Exercise details :: In this exercise, return the whole listing exactly, excluding any images.

-*-*-

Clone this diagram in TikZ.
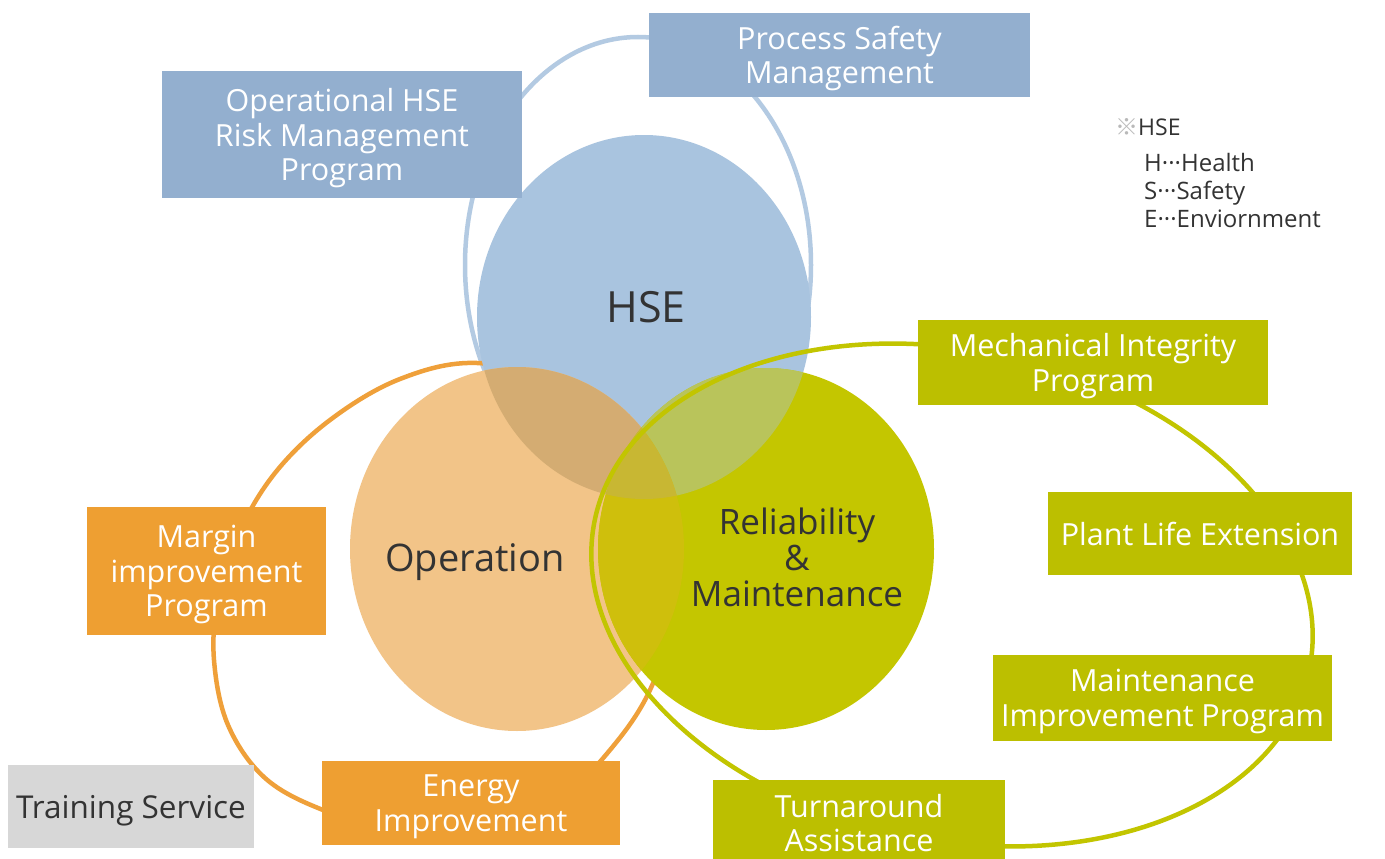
\documentclass[tikz,border=0pt]{standalone}
\usepackage{fontspec}
\setmainfont{Open Sans}
\newfontfamily\cjkfont{Noto Sans CJK JP}
\definecolor{hsec}{HTML}{A9C4DF}
\definecolor{opc}{HTML}{F2C488}
\definecolor{relc}{HTML}{C4C600}
\definecolor{hoc}{HTML}{D4AC72}
\definecolor{hrc}{HTML}{B9C45B}
\definecolor{orc}{HTML}{CFBF0C}
\definecolor{tric}{HTML}{C8B733}
\definecolor{bluebox}{HTML}{93AFCF}
\definecolor{orbox}{HTML}{EE9F32}
\definecolor{grbox}{HTML}{BCBF00}
\definecolor{blueline}{HTML}{B3CAE2}
\definecolor{orline}{HTML}{EFA03A}
\definecolor{grline}{HTML}{C2C500}
\definecolor{greybox}{HTML}{D7D7D7}
\definecolor{txt}{HTML}{333333}
\begin{document}
\begin{tikzpicture}[x=1pt,y=-1pt,
  box/.style={fill=#1, text=white, align=center, inner sep=0pt, text depth=0pt,
    font=\fontsize{30.5}{34.5}\selectfont},
  lbl/.style={text=txt, align=center, inner sep=0pt},
  loop/.style={line width=4.5pt, draw=#1}]
\useasboundingbox[fill=white] (0,0) rectangle (1385,859);
% outer loops behind circles
\draw[loop=blueline] (638,265) ellipse [x radius=173pt, y radius=228pt];
\draw[loop=orline] plot[smooth cycle, tension=0.6] coordinates {
  (477,363) (400,379) (330,420) (275,473) (238,535) (218,600) (214,660)
  (228,725) (265,778) (323,810) (400,832) (490,828) (560,798) (610,750)
  (650,690) (675,610) (672,520) (640,440) (570,385)};
% main circles
\fill[hsec] (644,317) ellipse [x radius=167pt, y radius=182pt];
\fill[opc] (517,549) ellipse [x radius=167pt, y radius=182pt];
\fill[relc] (766,549) ellipse [x radius=168pt, y radius=181pt];
\begin{scope}
  \clip (644,317) ellipse [x radius=167pt, y radius=182pt];
  \fill[hoc] (517,549) ellipse [x radius=167pt, y radius=182pt];
\end{scope}
\begin{scope}
  \clip (644,317) ellipse [x radius=167pt, y radius=182pt];
  \fill[hrc] (766,549) ellipse [x radius=168pt, y radius=181pt];
\end{scope}
\begin{scope}
  \clip (517,549) ellipse [x radius=167pt, y radius=182pt];
  \fill[orc] (766,549) ellipse [x radius=168pt, y radius=181pt];
\end{scope}
\begin{scope}
  \clip (644,317) ellipse [x radius=167pt, y radius=182pt];
  \clip (517,549) ellipse [x radius=167pt, y radius=182pt];
  \fill[tric] (766,549) ellipse [x radius=168pt, y radius=181pt];
\end{scope}
% green loop on top
\draw[loop=grline, rotate around={-12:(952,595)}]
  (952,595) ellipse [x radius=365pt, y radius=245pt];
% boxes
\node[box=bluebox, minimum width=360pt, minimum height=127pt] (ohse) at (342,134.5)
  {Operational HSE\\Risk Management\\Program};
\node[box=bluebox, minimum width=381pt, minimum height=84pt] (psm) at (839.5,55)
  {Process Safety\\Management};
\node[box=grbox, minimum width=350pt, minimum height=85pt] (mip) at (1093,362.5)
  {Mechanical Integrity\\Program};
\node[box=grbox, minimum width=304pt, minimum height=83pt] (ple) at (1200,533.5)
  {Plant Life Extension};
\node[box=grbox, minimum width=339pt, minimum height=86pt] (mimp) at (1162.5,698)
  {Maintenance\\Improvement Program};
\node[box=grbox, minimum width=292pt, minimum height=86pt] (ta) at (859,823)
  {Turnaround\\Assistance};
\node[box=orbox, minimum width=298pt, minimum height=84pt] (ei) at (471,803)
  {Energy\\Improvement};
\node[box=orbox, minimum width=239pt, minimum height=128pt] (mim) at (206.5,571)
  {Margin\\improvement\\Program};
\node[box=greybox, text=txt, minimum width=246pt, minimum height=83pt,
  font=\fontsize{31.5}{34.5}\selectfont] (ts) at (131,806.5)
  {Training Service};
% circle labels
\node[lbl, font=\fontsize{43}{50}\selectfont] (hsel) at (646,307) {HSE};
\node[lbl, font=\fontsize{38}{44}\selectfont] (opl) at (475,562) {Operation};
\node[lbl, font=\fontsize{35}{36}\selectfont] (rell) at (797,557)
  {Reliability\\\&\\Maintenance};
% legend
\node[lbl, anchor=west, font=\fontsize{23}{28}\selectfont] (legh) at (1115,127)
  {{\cjkfont\color{gray!55}※}HSE};
\node[lbl, anchor=north west, align=left, font=\fontsize{24}{28}\selectfont] (legl) at (1144,153)
  {H···Health\\S···Safety\\E···Enviornment};
\end{tikzpicture}
\end{document}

-*-*-

Problem solution ::
Clone this diagram in TikZ.
\documentclass[tikz,border=0pt]{standalone}
\usepackage{fontspec}
\setmainfont{Open Sans}
\newfontfamily\cjkfont{Noto Sans CJK JP}
\definecolor{hsec}{HTML}{A9C4DF}
\definecolor{opc}{HTML}{F2C488}
\definecolor{relc}{HTML}{C4C600}
\definecolor{hoc}{HTML}{D4AC72}
\definecolor{hrc}{HTML}{B9C45B}
\definecolor{orc}{HTML}{CFBF0C}
\definecolor{tric}{HTML}{C8B733}
\definecolor{bluebox}{HTML}{93AFCF}
\definecolor{orbox}{HTML}{EE9F32}
\definecolor{grbox}{HTML}{BCBF00}
\definecolor{blueline}{HTML}{B3CAE2}
\definecolor{orline}{HTML}{EFA03A}
\definecolor{grline}{HTML}{C2C500}
\definecolor{greybox}{HTML}{D7D7D7}
\definecolor{txt}{HTML}{333333}
\begin{document}
\begin{tikzpicture}[x=1pt,y=-1pt,
  box/.style={fill=#1, text=white, align=center, inner sep=0pt, text depth=0pt,
    font=\fontsize{30.5}{34.5}\selectfont},
  lbl/.style={text=txt, align=center, inner sep=0pt},
  loop/.style={line width=4.5pt, draw=#1}]
\useasboundingbox[fill=white] (0,0) rectangle (1385,859);
% outer loops behind circles
\draw[loop=blueline] (638,265) ellipse [x radius=173pt, y radius=228pt];
\draw[loop=orline] plot[smooth cycle, tension=0.6] coordinates {
  (477,363) (400,379) (330,420) (275,473) (238,535) (218,600) (214,660)
  (228,725) (265,778) (323,810) (400,832) (490,828) (560,798) (610,750)
  (650,690) (675,610) (672,520) (640,440) (570,385)};
% main circles
\fill[hsec] (644,317) ellipse [x radius=167pt, y radius=182pt];
\fill[opc] (517,549) ellipse [x radius=167pt, y radius=182pt];
\fill[relc] (766,549) ellipse [x radius=168pt, y radius=181pt];
\begin{scope}
  \clip (644,317) ellipse [x radius=167pt, y radius=182pt];
  \fill[hoc] (517,549) ellipse [x radius=167pt, y radius=182pt];
\end{scope}
\begin{scope}
  \clip (644,317) ellipse [x radius=167pt, y radius=182pt];
  \fill[hrc] (766,549) ellipse [x radius=168pt, y radius=181pt];
\end{scope}
\begin{scope}
  \clip (517,549) ellipse [x radius=167pt, y radius=182pt];
  \fill[orc] (766,549) ellipse [x radius=168pt, y radius=181pt];
\end{scope}
\begin{scope}
  \clip (644,317) ellipse [x radius=167pt, y radius=182pt];
  \clip (517,549) ellipse [x radius=167pt, y radius=182pt];
  \fill[tric] (766,549) ellipse [x radius=168pt, y radius=181pt];
\end{scope}
% green loop on top
\draw[loop=grline, rotate around={-12:(952,595)}]
  (952,595) ellipse [x radius=365pt, y radius=245pt];
% boxes
\node[box=bluebox, minimum width=360pt, minimum height=127pt] (ohse) at (342,134.5)
  {Operational HSE\\Risk Management\\Program};
\node[box=bluebox, minimum width=381pt, minimum height=84pt] (psm) at (839.5,55)
  {Process Safety\\Management};
\node[box=grbox, minimum width=350pt, minimum height=85pt] (mip) at (1093,362.5)
  {Mechanical Integrity\\Program};
\node[box=grbox, minimum width=304pt, minimum height=83pt] (ple) at (1200,533.5)
  {Plant Life Extension};
\node[box=grbox, minimum width=339pt, minimum height=86pt] (mimp) at (1162.5,698)
  {Maintenance\\Improvement Program};
\node[box=grbox, minimum width=292pt, minimum height=86pt] (ta) at (859,823)
  {Turnaround\\Assistance};
\node[box=orbox, minimum width=298pt, minimum height=84pt] (ei) at (471,803)
  {Energy\\Improvement};
\node[box=orbox, minimum width=239pt, minimum height=128pt] (mim) at (206.5,571)
  {Margin\\improvement\\Program};
\node[box=greybox, text=txt, minimum width=246pt, minimum height=83pt,
  font=\fontsize{31.5}{34.5}\selectfont] (ts) at (131,806.5)
  {Training Service};
% circle labels
\node[lbl, font=\fontsize{43}{50}\selectfont] (hsel) at (646,307) {HSE};
\node[lbl, font=\fontsize{38}{44}\selectfont] (opl) at (475,562) {Operation};
\node[lbl, font=\fontsize{35}{36}\selectfont] (rell) at (797,557)
  {Reliability\\\&\\Maintenance};
% legend
\node[lbl, anchor=west, font=\fontsize{23}{28}\selectfont] (legh) at (1115,127)
  {{\cjkfont\color{gray!55}※}HSE};
\node[lbl, anchor=north west, align=left, font=\fontsize{24}{28}\selectfont] (legl) at (1144,153)
  {H···Health\\S···Safety\\E···Enviornment};
\end{tikzpicture}
\end{document}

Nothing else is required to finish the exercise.